Yang saya alami, adalah peniruan saya terhadap karya-karya sastra lama Jepang yang diterjemahkan ke dalam bahasa Indonesia atau Inggris. Saya sangat senang membaca novel-novel karya pengarang terkenal Jepang di masa lalu, seperti Kawabata Yasunari (dengan novelnya yang paling saya sukai, "Cinta dan Kesedihan"). Cerita-cerita lama terkadang mengandung unsur kesedihan mendalam dan emosi yang kuat. Cukup berat dan kompleks memang, tapi saya suka bagian itu.
Saya ingin sekali memasukkan perasaan mendalam terhadap cerita yang saya tulis. Maka saya menirukan gaya penulisan novel-novel terjemahan tersebut, yang mana manurut saya struktur kalimatnya kadang tidak serunut cerita non-terjemahan, tapi justru begitu kuat memengaruhi pembaca.

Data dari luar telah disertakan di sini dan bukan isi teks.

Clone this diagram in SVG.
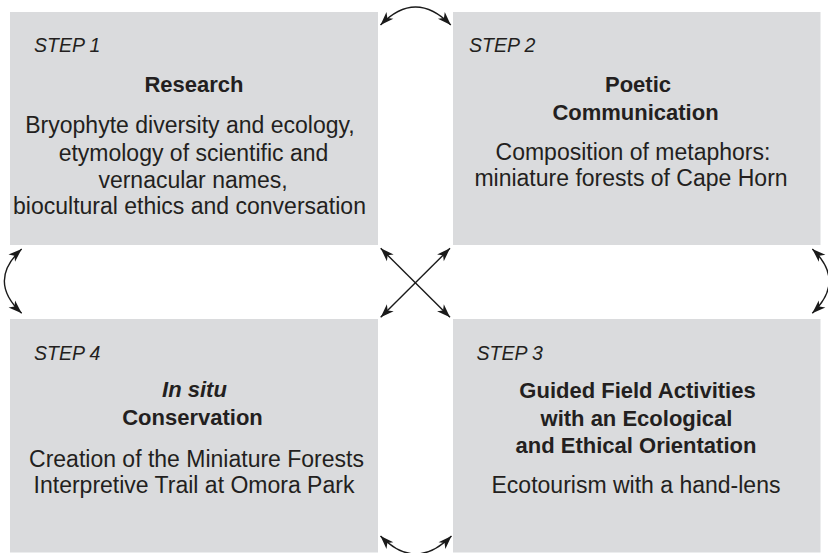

Maka melalui peniruan-peniruan itu, perlahan saya mulai menemukan sendiri gaya penulisan saya, yang merupakan gabungan berbagai gaya yang saya sukai. Tak ada niatan untuk menyamakan diri atau pun menyerupai penulis-penulis hebat favorit saya, karena bagaimana pun saya meniru, saya tidak akan pernah bisa sama dengan mereka. Beda koki beda masakan... meski bahan dan bumbunya sama.
Impian saya saat ini adalah dapat menulis sebuah cerita yang melibatkan banyak emosi... dan menyiratkan kesedihan. Ahahaha, melankolis sekali saya ini ya?
Duh, cerita Direktur Jung dan para kucing peliharaan Jaejoong belum lanjut-lanjut nih, sayanya lagi baper, pengen nulis cerita baru yang baper-baperan hahahaha.